--- START OF Supplied material ---
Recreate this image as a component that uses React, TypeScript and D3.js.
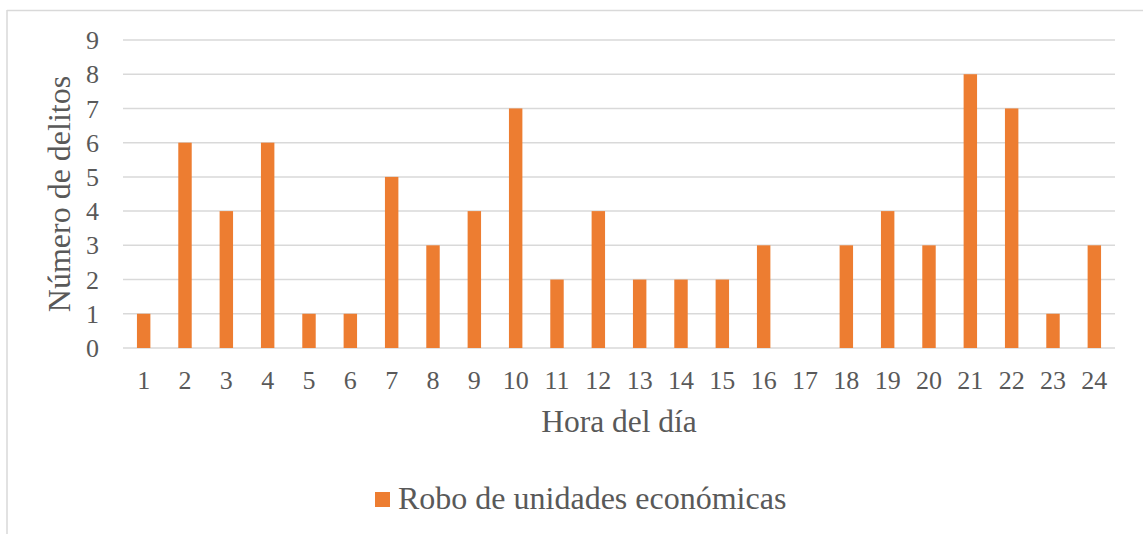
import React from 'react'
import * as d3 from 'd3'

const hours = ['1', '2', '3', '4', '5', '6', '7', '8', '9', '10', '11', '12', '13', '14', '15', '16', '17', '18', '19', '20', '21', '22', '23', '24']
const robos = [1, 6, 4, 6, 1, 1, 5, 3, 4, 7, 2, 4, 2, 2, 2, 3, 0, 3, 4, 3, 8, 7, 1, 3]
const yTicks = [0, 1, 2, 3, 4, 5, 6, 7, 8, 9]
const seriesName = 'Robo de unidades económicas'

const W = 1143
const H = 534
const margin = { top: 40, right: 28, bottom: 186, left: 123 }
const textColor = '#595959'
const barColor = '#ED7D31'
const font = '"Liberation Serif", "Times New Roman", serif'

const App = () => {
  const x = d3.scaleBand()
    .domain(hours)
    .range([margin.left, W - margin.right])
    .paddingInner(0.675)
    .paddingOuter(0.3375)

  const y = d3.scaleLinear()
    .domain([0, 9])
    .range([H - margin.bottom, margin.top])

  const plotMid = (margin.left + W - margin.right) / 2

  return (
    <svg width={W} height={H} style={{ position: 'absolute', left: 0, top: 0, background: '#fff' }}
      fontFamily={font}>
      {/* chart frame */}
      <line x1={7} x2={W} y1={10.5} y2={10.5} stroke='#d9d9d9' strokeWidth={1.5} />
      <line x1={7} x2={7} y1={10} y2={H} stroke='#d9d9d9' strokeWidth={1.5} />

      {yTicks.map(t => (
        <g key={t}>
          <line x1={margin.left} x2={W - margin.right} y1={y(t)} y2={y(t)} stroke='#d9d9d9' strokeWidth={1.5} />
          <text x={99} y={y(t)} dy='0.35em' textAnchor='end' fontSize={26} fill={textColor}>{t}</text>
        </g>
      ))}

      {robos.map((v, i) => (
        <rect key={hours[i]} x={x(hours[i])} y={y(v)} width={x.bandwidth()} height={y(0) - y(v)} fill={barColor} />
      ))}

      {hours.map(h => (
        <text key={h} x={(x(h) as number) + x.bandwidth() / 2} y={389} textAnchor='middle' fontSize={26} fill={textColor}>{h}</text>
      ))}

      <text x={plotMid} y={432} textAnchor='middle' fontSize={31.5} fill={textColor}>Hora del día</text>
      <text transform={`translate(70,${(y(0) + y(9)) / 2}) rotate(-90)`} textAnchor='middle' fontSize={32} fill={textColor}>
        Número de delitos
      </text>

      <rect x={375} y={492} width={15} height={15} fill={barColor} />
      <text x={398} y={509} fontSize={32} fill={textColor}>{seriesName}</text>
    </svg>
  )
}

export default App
--- END OF Supplied material ---
== Task ==
Restate exactly, please, only the lines between the start of the data and the line containing "const plotMid = (margin.left", both ends included, skipping the pictures.

== Worked answer ==
Recreate this image as a component that uses React, TypeScript and D3.js.
import React from 'react'
import * as d3 from 'd3'

const hours = ['1', '2', '3', '4', '5', '6', '7', '8', '9', '10', '11', '12', '13', '14', '15', '16', '17', '18', '19', '20', '21', '22', '23', '24']
const robos = [1, 6, 4, 6, 1, 1, 5, 3, 4, 7, 2, 4, 2, 2, 2, 3, 0, 3, 4, 3, 8, 7, 1, 3]
const yTicks = [0, 1, 2, 3, 4, 5, 6, 7, 8, 9]
const seriesName = 'Robo de unidades económicas'

const W = 1143
const H = 534
const margin = { top: 40, right: 28, bottom: 186, left: 123 }
const textColor = '#595959'
const barColor = '#ED7D31'
const font = '"Liberation Serif", "Times New Roman", serif'

const App = () => {
  const x = d3.scaleBand()
    .domain(hours)
    .range([margin.left, W - margin.right])
    .paddingInner(0.675)
    .paddingOuter(0.3375)

  const y = d3.scaleLinear()
    .domain([0, 9])
    .range([H - margin.bottom, margin.top])

  const plotMid = (margin.left + W - margin.right) / 2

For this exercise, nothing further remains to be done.